# Morgins Switzerland, le Chalet de Ben



## pedro_sandchez (May 6, 2006)

So I'm working in Germany for the summer and I'm thinking of making a trip to Switzerland to do some biking. One place I have found that seems pretty nice is in Morgins Switzerland. Has anyone ever ridden here? Is it worth the trainride to switzerland to go biking there?

thanks,
Adam


----------



## notaknob (Apr 6, 2004)

*Portes du Soleil*



pedro_sandchez said:


> So I'm working in Germany for the summer and I'm thinking of making a trip to Switzerland to do some biking. One place I have found that seems pretty nice is in Morgins Switzerland. Has anyone ever ridden here? Is it worth the trainride to switzerland to go biking there?
> 
> thanks,
> Adam


Um, Morgins is part of the Portes Du Soleil. If you don't find trails to ride there, you've got your eyes shut.

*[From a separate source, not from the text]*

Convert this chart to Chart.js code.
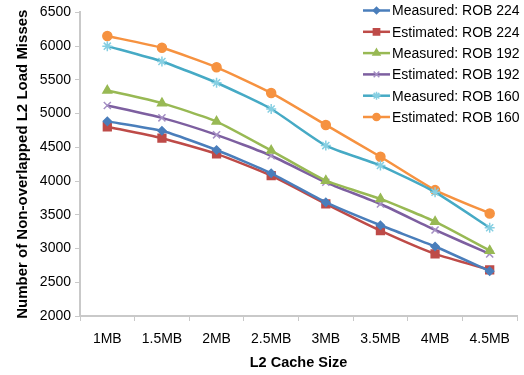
<!DOCTYPE html>
<html>
<head>
<meta charset="utf-8">
<script src="https://cdn.jsdelivr.net/npm/chart.js@4/dist/chart.umd.min.js"></script>
<style>
  html, body { margin: 0; padding: 0; background: #fff; }
  #wrap { width: 524px; height: 375px; }
</style>
</head>
<body>
<div id="wrap"><canvas id="chartLine"></canvas></div>
<script>
const cacheSizes = ['1MB', '1.5MB', '2MB', '2.5MB', '3MB', '3.5MB', '4MB', '4.5MB']
const yTicks = [2000, 2500, 3000, 3500, 4000, 4500, 5000, 5500, 6000, 6500]

const measured224 = [4885, 4745, 4460, 4115, 3685, 3345, 3030, 2665]
const estimated224 = [4805, 4635, 4403, 4080, 3662, 3265, 2920, 2685]
const measured192 = [5342, 5155, 4882, 4452, 4005, 3735, 3398, 2968]
const estimated192 = [5120, 4937, 4685, 4375, 3982, 3660, 3275, 2920]
const measured160 = [6000, 5773, 5457, 5068, 4526, 4230, 3835, 3308]
const estimated160 = [6150, 5975, 5686, 5306, 4832, 4360, 3866, 3520]

const series = [
  { label: 'Measured: ROB 224', data: measured224, color: '#4a7ebb', point: 'rectRot', radius: 4, pointColor: '#4a7ebb' },
  { label: 'Estimated: ROB 224', data: estimated224, color: '#be4b48', point: 'rect', radius: 5.5, pointColor: '#be4b48' },
  { label: 'Measured: ROB 192', data: measured192, color: '#98b954', point: 'triangle', radius: 5, pointColor: '#98b954' },
  { label: 'Estimated: ROB 192', data: estimated192, color: '#7d5fa0', point: 'crossRot', radius: 5, pointColor: '#a58fc4' },
  { label: 'Measured: ROB 160', data: measured160, color: '#46aac5', point: 'star', radius: 5, pointColor: '#86cfe2' },
  { label: 'Estimated: ROB 160', data: estimated160, color: '#f69240', point: 'circle', radius: 4.5, pointColor: '#f69240' }
]

const fontFamily = '"Liberation Sans", Arial, sans-serif'
const axisColor = '#c9c9c9'

// legend drawn inside the plot, top-right, line with marker like the original
const insideLegend = {
  id: 'insideLegend',
  afterDraw (chart) {
    const ctx = chart.ctx
    ctx.save()
    ctx.font = '14px ' + fontFamily
    ctx.textBaseline = 'middle'
    chart.data.datasets.forEach((ds, i) => {
      const y = 10.5 + i * 21.3
      const x0 = 363
      const x1 = 390
      ctx.strokeStyle = ds.borderColor
      ctx.lineWidth = 2.5
      ctx.beginPath()
      ctx.moveTo(x0, y)
      ctx.lineTo(x1, y)
      ctx.stroke()
      ctx.fillStyle = ds.pointBackgroundColor
      ctx.strokeStyle = ds.pointBorderColor
      ctx.lineWidth = ds.pointBorderWidth
      Chart.helpers.drawPoint(ctx, { pointStyle: ds.pointStyle, radius: ds.pointRadius * 0.8, borderWidth: ds.pointBorderWidth, rotation: 0 }, (x0 + x1) / 2, y)
      ctx.fillStyle = '#000'
      ctx.fillText(ds.label, 392, y + 1)
    })
    ctx.restore()
  }
}

const config = {
  type: 'line',
  data: {
    labels: cacheSizes,
    datasets: series.map(s => ({
      label: s.label,
      data: s.data,
      borderColor: s.color,
      backgroundColor: s.color,
      borderWidth: 2.5,
      tension: 0.18,
      pointStyle: s.point,
      pointRadius: s.radius,
      pointBackgroundColor: s.pointColor,
      pointBorderColor: s.pointColor,
      pointBorderWidth: 1.5
    }))
  },
  options: {
    responsive: true,
    maintainAspectRatio: false,
    animation: false,
    layout: { padding: { left: 0, right: 1, top: 12, bottom: 0 } },
    plugins: {
      legend: { display: false },
      tooltip: { enabled: false }
    },
    scales: {
      x: {
        offset: true,
        grid: { display: true, drawOnChartArea: false, color: axisColor, tickLength: 5, offset: true },
        border: { color: axisColor, width: 2 },
        ticks: { color: '#000', font: { family: fontFamily, size: 14 }, padding: 10, maxRotation: 0 },
        title: { display: true, text: 'L2 Cache Size', color: '#000', font: { family: fontFamily, size: 14.5, weight: 'bold' }, padding: { top: 4, bottom: 3 } },
        afterFit (scale) { scale.height = 59 }
      },
      y: {
        min: 2000,
        max: 6500,
        afterBuildTicks (scale) { scale.ticks = yTicks.map(v => ({ value: v })) },
        grid: { display: true, drawOnChartArea: false, color: axisColor, tickLength: 5 },
        border: { color: axisColor, width: 2 },
        ticks: { color: '#000', font: { family: fontFamily, size: 14 }, padding: 4, callback: v => String(v) },
        title: { display: true, text: 'Number of Non-overlapped L2 Load Misses', color: '#000', font: { family: fontFamily, size: 15, weight: 'bold' }, padding: { top: 14, bottom: 4 } },
        afterFit (scale) { scale.width = 80 }
      }
    }
  },
  plugins: [insideLegend]
}

const canvas = document.getElementById('chartLine').getContext('2d')
window.priceLine = new Chart(canvas, config)
</script>
</body>
</html>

Go, bring Swiss Francs, full suspension, body armor and a camera. Lookup swissbuster's posts for more info.

There's trails to ride even if you don't want to spend the 15 francs on a lift ticket.


----------



## oopalley (Feb 23, 2007)

Morgins is a village in a beautiful valley and links in to the Portes du Soleil which is a huge area. Every type of trail you could possibly want.

Go - and enjoy!


----------



## pedro_sandchez (May 6, 2006)

awesome!
do they rent bikes there at all? 
I dont have my bike here in europe


----------



## Uzzi (Oct 28, 2003)

Best spot to get a rental woul probably be Morzine or Les Gets on the French side (Kona, Intense to name a few possible rental rigs). On the Swiss side the generally don't rent out very interesting bikes...

I like to start from Champery or Les Crosets on the Swiss side and cross in the France from there. Like the trails around Les Lindarets and Les Crosets a lot...


----------



## SwissBuster (Jan 19, 2004)

*Pds*



notaknob said:


> Lookup swissbuster's posts for more info.


Aww, you've made me blush!

But seriously, you'll get a better idea by searching Ripzalot's posts.


----------



## SwissBuster (Jan 19, 2004)

*Champery has rentals*



Uzzi said:


> Best spot to get a rental would probably be Morzine or Les Gets on the French side (Kona, Intense to name a few possible rental rigs). On the Swiss side the generally don't rent out very interesting bikes...


Seems to have an OK selection of DH rigs to rent.

Speaking of which, did anyone make the UCI world cup in Champery a couple of weeks ago? I know Ripzalot was in Florida and I was playing soccer down here so had to miss it.


----------



## notaknob (Apr 6, 2004)

*in the name...*



SwissBuster said:


> Aww, you've made me blush!
> 
> But seriously, you'll get a better idea by searching Ripzalot's posts.


Funny thing. Last Saturday I was riding Camisa/Winsor in Santa Fe and was wearing a swiss bike jersey.

Some woman hiker says: "oh good, you've got someone along that knows first aid"
I reply "it's the swiss flag. That just means I've got booze."

It was a little too much to think that she'd get the Saint Bernard/brandy in the barrel thing but I got a laugh.


----------